Gaetano Manfredi, rettore della Federico II e presidente della Crui, definisce la cosiddetta “emigrazione universitaria” una “vera e propria desertificazione” più che una “emorragia”.
Manfredi, a colloquio con il Corriere del Mezzogiorno, analizza i dati Svimez, pubblicati ieri dallo stesso giornale, che parlano di una “fuga della «meglio gioventù» meridionale”.
“Nell’anno accademico 2016-2017 157 mila diplomati del Sud si sono iscritti negli atenei del Centro-Nord. Il dato più alto è quello lucano, il più basso campano” si legge sul quotidiano.
“È un fenomeno – spiega Manfredi – che già esisteva e si è molto amplificato con la crisi economica. La forte migrazione verso il Nord la motivo essenzialmente col fatto che visto che in quelle regioni ci sono opportunità di lavoro, si trasferiscono già da studenti. Hanno così un piede direttamente nel mercato”. Questo fenomeno, però, comporta oggettivamente “danni enormi. Sul Pil, perché quelli più istruiti se ne vanno, sulla demografia, perché le regioni meridionali da più giovani stanno diventando le più vecchie. Danni sul capitale sociale, perché sono i migliori ad andar via. Non ci sarà classe dirigente”.
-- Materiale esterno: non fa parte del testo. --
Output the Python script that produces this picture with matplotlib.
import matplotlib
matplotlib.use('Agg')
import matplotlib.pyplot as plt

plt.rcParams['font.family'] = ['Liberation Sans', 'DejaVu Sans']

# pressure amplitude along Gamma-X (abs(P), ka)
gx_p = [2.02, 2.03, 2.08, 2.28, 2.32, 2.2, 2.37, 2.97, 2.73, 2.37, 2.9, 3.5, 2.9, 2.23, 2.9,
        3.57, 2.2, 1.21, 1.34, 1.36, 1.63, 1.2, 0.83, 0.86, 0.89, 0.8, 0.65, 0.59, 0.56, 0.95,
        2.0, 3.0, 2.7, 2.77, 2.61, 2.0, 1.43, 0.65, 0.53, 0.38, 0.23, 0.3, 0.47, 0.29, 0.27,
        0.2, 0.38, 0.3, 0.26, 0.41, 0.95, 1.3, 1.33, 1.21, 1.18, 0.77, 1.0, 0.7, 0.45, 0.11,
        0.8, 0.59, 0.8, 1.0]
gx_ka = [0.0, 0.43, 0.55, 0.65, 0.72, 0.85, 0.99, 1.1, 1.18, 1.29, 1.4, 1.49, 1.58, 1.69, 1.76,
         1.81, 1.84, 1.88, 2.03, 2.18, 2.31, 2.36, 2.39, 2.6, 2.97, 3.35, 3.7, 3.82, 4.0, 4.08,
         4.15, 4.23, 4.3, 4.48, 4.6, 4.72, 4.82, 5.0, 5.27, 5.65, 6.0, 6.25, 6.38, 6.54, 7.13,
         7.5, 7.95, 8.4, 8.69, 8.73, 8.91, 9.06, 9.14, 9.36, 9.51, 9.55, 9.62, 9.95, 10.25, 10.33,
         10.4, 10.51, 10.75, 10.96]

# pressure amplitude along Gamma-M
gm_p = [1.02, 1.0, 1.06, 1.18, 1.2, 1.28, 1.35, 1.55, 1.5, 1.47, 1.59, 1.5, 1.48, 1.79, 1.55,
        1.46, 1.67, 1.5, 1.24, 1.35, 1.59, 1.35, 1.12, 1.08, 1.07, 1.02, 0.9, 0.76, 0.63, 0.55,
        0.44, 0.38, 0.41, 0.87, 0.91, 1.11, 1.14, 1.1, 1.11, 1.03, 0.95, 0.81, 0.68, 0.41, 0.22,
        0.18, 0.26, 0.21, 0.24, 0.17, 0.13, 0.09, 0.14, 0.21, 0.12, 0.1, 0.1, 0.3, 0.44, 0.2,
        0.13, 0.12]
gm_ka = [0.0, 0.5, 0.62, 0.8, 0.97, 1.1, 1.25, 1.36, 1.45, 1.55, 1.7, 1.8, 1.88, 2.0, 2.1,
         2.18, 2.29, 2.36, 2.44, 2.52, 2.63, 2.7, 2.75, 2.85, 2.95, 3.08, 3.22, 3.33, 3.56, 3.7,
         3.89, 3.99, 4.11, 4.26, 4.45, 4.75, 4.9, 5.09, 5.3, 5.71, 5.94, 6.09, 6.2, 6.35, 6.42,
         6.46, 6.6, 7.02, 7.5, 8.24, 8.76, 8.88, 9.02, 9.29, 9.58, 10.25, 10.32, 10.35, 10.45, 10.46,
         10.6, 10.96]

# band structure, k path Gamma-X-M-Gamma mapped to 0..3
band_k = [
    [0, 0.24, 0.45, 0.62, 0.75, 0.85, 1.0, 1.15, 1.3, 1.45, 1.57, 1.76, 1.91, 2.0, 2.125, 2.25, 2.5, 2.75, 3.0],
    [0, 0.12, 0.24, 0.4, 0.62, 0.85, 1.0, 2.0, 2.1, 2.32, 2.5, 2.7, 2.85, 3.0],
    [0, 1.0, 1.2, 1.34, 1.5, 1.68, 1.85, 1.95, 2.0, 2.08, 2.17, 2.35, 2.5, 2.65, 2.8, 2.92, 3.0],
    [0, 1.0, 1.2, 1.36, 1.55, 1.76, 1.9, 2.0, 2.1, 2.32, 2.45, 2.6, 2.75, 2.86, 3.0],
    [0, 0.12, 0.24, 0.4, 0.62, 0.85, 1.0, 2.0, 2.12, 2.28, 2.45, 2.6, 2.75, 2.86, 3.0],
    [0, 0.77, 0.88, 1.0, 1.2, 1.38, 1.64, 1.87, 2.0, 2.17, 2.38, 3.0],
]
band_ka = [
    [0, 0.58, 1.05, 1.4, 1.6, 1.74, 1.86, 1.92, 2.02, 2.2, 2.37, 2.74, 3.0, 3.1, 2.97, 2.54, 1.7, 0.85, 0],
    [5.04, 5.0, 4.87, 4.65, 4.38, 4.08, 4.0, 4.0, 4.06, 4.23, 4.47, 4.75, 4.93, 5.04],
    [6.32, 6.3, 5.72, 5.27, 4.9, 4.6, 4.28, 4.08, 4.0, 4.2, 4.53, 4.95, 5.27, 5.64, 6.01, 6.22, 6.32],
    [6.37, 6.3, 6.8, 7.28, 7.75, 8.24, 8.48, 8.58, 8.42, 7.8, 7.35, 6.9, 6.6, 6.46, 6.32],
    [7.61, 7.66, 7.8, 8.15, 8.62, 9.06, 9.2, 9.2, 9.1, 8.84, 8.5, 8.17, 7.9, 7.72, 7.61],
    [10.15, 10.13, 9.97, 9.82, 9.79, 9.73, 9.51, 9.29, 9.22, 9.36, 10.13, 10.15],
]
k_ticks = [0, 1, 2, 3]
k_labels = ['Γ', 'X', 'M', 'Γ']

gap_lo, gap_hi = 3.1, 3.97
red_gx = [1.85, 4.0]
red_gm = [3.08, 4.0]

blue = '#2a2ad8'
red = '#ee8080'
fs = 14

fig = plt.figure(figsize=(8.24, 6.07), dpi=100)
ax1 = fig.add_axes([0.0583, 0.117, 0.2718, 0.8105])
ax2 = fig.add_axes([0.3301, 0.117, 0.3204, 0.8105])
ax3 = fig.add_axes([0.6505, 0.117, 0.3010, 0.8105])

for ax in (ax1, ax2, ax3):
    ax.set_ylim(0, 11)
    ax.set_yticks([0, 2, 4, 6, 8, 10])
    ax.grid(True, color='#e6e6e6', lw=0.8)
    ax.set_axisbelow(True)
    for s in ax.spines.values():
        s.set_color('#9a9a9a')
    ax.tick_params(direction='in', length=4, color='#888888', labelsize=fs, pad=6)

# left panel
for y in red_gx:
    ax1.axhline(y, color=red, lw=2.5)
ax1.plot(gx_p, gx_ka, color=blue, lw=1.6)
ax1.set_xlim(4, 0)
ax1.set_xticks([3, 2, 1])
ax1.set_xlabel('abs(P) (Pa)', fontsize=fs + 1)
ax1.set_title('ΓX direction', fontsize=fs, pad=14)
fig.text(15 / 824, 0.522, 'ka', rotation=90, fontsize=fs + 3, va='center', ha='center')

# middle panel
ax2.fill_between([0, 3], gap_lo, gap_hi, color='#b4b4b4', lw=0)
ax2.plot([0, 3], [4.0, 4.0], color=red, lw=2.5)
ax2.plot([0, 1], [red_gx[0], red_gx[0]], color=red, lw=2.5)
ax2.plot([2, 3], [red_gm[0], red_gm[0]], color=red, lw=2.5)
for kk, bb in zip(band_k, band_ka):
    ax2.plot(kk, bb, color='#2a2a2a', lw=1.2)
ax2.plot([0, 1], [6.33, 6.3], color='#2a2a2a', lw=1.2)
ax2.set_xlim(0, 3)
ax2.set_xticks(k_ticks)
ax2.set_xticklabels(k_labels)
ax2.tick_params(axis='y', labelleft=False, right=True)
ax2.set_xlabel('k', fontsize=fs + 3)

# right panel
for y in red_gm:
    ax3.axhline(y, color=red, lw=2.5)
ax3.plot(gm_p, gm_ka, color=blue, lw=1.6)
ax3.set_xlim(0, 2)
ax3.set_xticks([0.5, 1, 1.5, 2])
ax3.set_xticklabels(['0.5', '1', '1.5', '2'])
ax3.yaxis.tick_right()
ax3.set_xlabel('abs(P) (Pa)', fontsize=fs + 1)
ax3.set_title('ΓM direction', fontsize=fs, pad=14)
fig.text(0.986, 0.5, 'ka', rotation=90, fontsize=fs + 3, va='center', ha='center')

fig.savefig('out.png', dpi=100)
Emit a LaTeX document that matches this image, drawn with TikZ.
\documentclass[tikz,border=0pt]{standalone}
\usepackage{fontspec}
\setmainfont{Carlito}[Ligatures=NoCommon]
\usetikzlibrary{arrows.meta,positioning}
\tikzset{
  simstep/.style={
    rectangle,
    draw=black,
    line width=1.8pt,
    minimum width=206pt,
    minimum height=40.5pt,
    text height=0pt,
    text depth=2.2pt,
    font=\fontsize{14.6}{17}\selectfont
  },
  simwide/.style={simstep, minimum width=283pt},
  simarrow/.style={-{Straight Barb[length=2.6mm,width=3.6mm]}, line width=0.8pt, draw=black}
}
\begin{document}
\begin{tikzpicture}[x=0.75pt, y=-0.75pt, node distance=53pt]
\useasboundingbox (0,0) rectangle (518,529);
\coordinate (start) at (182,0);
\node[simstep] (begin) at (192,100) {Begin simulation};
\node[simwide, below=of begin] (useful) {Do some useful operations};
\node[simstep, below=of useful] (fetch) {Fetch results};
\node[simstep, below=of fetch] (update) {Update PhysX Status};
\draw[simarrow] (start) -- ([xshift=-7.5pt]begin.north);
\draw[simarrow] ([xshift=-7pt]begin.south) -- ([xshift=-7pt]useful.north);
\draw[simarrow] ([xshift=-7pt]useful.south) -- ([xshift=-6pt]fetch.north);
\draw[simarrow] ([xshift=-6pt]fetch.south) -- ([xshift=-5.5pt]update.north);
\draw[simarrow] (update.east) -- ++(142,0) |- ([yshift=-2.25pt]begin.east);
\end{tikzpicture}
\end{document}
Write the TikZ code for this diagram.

Il quadro scattato dal professore è davvero drammatico, ma è la fotografia della realtà. Pensiamo solo che negli ultimi dieci anni, in media, hanno lasciato l’Italia oltre 100mila italiani. E’ una fuga che sembra non volersi arrestare. Sono tantissimi quelli che dal Sud emigrano verso il Nord Italia, è vero, ma sempre più spesso scelgono addirittura di varcare i confini nazionali per cercare all’estero un futuro migliore.